What Is Seller Financing?
Seller financing means you act as the lender for a portion of the purchase price. The buyer pays a down payment at closing, then makes regular payments — principal plus interest — to you over an agreed period.
A typical structure involves the buyer paying 70–80% at closing (via their own equity plus an SBA or conventional loan) and the seller financing the remaining 20–30% via a promissory note.
Seller notes are typically subordinated to any bank debt — the bank gets paid first if the business defaults. This is a real risk, which is why note terms matter enormously.
Example Transaction Structure
Pros & Cons of Seller Financing
When Seller Financing Makes Sense
SBA Loan Standby Note Requirement
SBA lenders often require the seller to carry a standby note — typically 10–15% of the purchase price — as a condition of loan approval. Payments on this note may be deferred for 24 months. It's a common structure in well-run SBA transactions that ultimately benefits both parties.
Bridging a Valuation Gap
When seller and buyer can't fully agree on value, a seller note can close the gap. The seller gets the higher price they want; the buyer pays the premium over time — sometimes with performance contingencies built in.
Backing a Strong Operator Without Full Capital
Some of the best buyers are highly capable operators who lack the capital for an all-cash deal.

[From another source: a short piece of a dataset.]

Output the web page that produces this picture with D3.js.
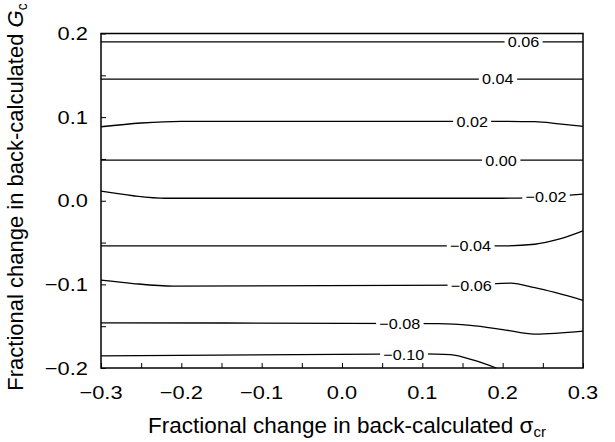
<!DOCTYPE html>
<html lang="en">
<head>
    <meta charset="UTF-8">
    <title>Contour chart</title>
    <script src="https://d3js.org/d3.v7.min.js"></script>
    <style>
        body { margin: 0; padding: 0; background: #fff; }
        svg { font-family: 'Liberation Sans', Arial, sans-serif; }
    </style>
</head>
<body>
    <script>
        // Datos: niveles de contorno y puntos (x, y)
        const levels = ["0.06", "0.04", "0.02", "0.00", "\u22120.02", "\u22120.04", "\u22120.06", "\u22120.08", "\u22120.10"];

        const c006 = [[-0.3, 0.190], [0.3, 0.190]];
        const c004 = [[-0.3, 0.1455], [0.3, 0.1455]];
        const c002 = [[-0.3, 0.0885], [-0.25, 0.093], [-0.2, 0.095], [0.2, 0.095], [0.24, 0.0945], [0.27, 0.092], [0.3, 0.089]];
        const c000 = [[-0.3, 0.0485], [0.3, 0.0485]];
        const cm002 = [[-0.3, 0.0115], [-0.26, 0.006], [-0.22, 0.003], [0.2, 0.003], [0.26, 0.005], [0.3, 0.008]];
        const cm004 = [[-0.3, -0.054], [0.2, -0.054], [0.24, -0.052], [0.27, -0.046], [0.3, -0.036]];
        const cm006 = [[-0.3, -0.095], [-0.26, -0.099], [-0.21, -0.102], [0.16, -0.101], [0.21, -0.0985], [0.24, -0.104], [0.3, -0.119]];
        const cm008 = [[-0.3, -0.146], [0.12, -0.147], [0.16, -0.149], [0.2, -0.154], [0.24, -0.1595], [0.3, -0.156]];
        const cm010 = [[-0.3, -0.1855], [0.1, -0.183], [0.135, -0.184], [0.165, -0.191], [0.192, -0.2]];

        // posicion de cada etiqueta (x, y en unidades de datos)
        const labelPos = [[0.226, 0.190], [0.194, 0.1455], [0.162, 0.095], [0.198, 0.0485], [0.254, 0.005],
                          [0.160, -0.054], [0.161, -0.101], [0.072, -0.147], [0.077, -0.1845]];

        const xTicks = [-0.3, -0.2, -0.1, 0.0, 0.1, 0.2, 0.3];
        const yTicks = [-0.2, -0.1, 0.0, 0.1, 0.2];

        const contours = [c006, c004, c002, c000, cm002, cm004, cm006, cm008, cm010];

        // Configuracion del SVG
        const width = 615, height = 442;
        const margin = { top: 33.5, right: 32, bottom: 74, left: 101 };

        const svg = d3.select("body").append("svg")
            .attr("width", width)
            .attr("height", height);

        const x = d3.scaleLinear().domain([-0.3, 0.3]).range([margin.left, width - margin.right]);
        const y = d3.scaleLinear().domain([-0.2, 0.2]).range([height - margin.bottom, margin.top]);

        const fmt = d => d === 0 ? "0.0" : d3.format(".1f")(d).replace("-", "\u2212");

        // texto algo ensanchado como en la figura original
        function wideText(sel, px, py, anchor, size, sx) {
            const g = sel.append("g").attr("transform", d => `translate(${px(d)},${py(d)}) scale(${sx},1)`);
            return g.append("text")
                .attr("text-anchor", anchor)
                .attr("font-size", size + "px");
        }

        // Ejes con marcas hacia dentro
        svg.append("g")
            .attr("transform", `translate(0,${height - margin.bottom})`)
            .call(d3.axisBottom(x).ticks(12).tickSizeInner(-5).tickSizeOuter(0).tickFormat(""))
            .call(g => g.select(".domain").remove())
            .call(g => g.selectAll("line").attr("stroke", "#000").attr("stroke-width", 1));

        svg.append("g")
            .attr("transform", `translate(${margin.left},0)`)
            .call(d3.axisLeft(y).ticks(8).tickSizeInner(-5).tickSizeOuter(0).tickFormat(""))
            .call(g => g.select(".domain").remove())
            .call(g => g.selectAll("line").attr("stroke", "#000").attr("stroke-width", 1));

        // Etiquetas de las marcas
        const xl = svg.append("g").selectAll("g").data(xTicks).enter();
        wideText(xl, d => x(d), () => height - margin.bottom + 31, "middle", 19, 1.15).text(fmt);

        const yl = svg.append("g").selectAll("g").data(yTicks).enter();
        wideText(yl, () => margin.left - 13, d => y(d) + 6.5, "end", 19, 1.15).text(fmt);

        // Lineas de contorno
        const line = d3.line()
            .x(d => x(d[0]))
            .y(d => y(d[1]))
            .curve(d3.curveMonotoneX);

        svg.append("g").selectAll("path")
            .data(contours).enter().append("path")
            .attr("d", line)
            .attr("fill", "none")
            .attr("stroke", "#000")
            .attr("stroke-width", 1.3);

        // Etiquetas de contorno con fondo blanco
        const lab = svg.append("g").selectAll("g")
            .data(levels).enter().append("g")
            .attr("transform", (d, i) => `translate(${x(labelPos[i][0])},${y(labelPos[i][1])}) scale(1.08,1)`);

        lab.append("rect").attr("fill", "#fff");
        lab.append("text")
            .attr("dy", "0.36em")
            .attr("text-anchor", "middle")
            .attr("font-size", "15px")
            .text(d => d);

        lab.each(function () {
            const t = d3.select(this).select("text").node().getBBox();
            d3.select(this).select("rect")
                .attr("x", t.x - 3).attr("y", t.y + 2)
                .attr("width", t.width + 6).attr("height", t.height - 4);
        });

        // Marco
        svg.append("rect")
            .attr("x", margin.left).attr("y", margin.top)
            .attr("width", width - margin.left - margin.right)
            .attr("height", height - margin.top - margin.bottom)
            .attr("fill", "none")
            .attr("stroke", "#000")
            .attr("stroke-width", 1.5);

        // Titulos de los ejes
        const xt = svg.append("text")
            .attr("x", 347)
            .attr("y", 433)
            .attr("text-anchor", "middle")
            .attr("font-size", "22.5px");
        xt.append("tspan").text("Fractional change in back-calculated \u03c3");
        xt.append("tspan").attr("font-size", "15px").attr("dy", 4).text("cr");

        const yt = svg.append("text")
            .attr("transform", "translate(23,197) rotate(-90)")
            .attr("text-anchor", "middle")
            .attr("font-size", "22px");
        yt.append("tspan").text("Fractional change in back-calculated ");
        yt.append("tspan").attr("font-style", "italic").text("G");
        yt.append("tspan").attr("font-size", "14px").attr("dy", 4).text("c");
    </script>
</body>
</html>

Seller financing allows you to sell to the person most likely to succeed — protecting the business you built and maximizing the chance your note gets repaid.
Earnout for Future Performance
When part of your business's value depends on a future outcome — a contract renewal, pending product launch, or key employee retention — an earnout lets you capture that upside if it materializes, without the buyer paying for something that hasn't happened yet.
How to Protect Yourself as a Seller-Lender
Always require a personal guarantee from the buyer — this holds them personally liable, not just the business entity.
Secure the note with a first or second lien on business assets where possible, giving you recourse in a default scenario.
Require regular financial reporting so you can monitor business health during the repayment period.
Work with a business attorney to draft the promissory note, security agreement, and guarantee documents properly.
Consider a life insurance assignment on the buyer, so the note is paid in the event of their death.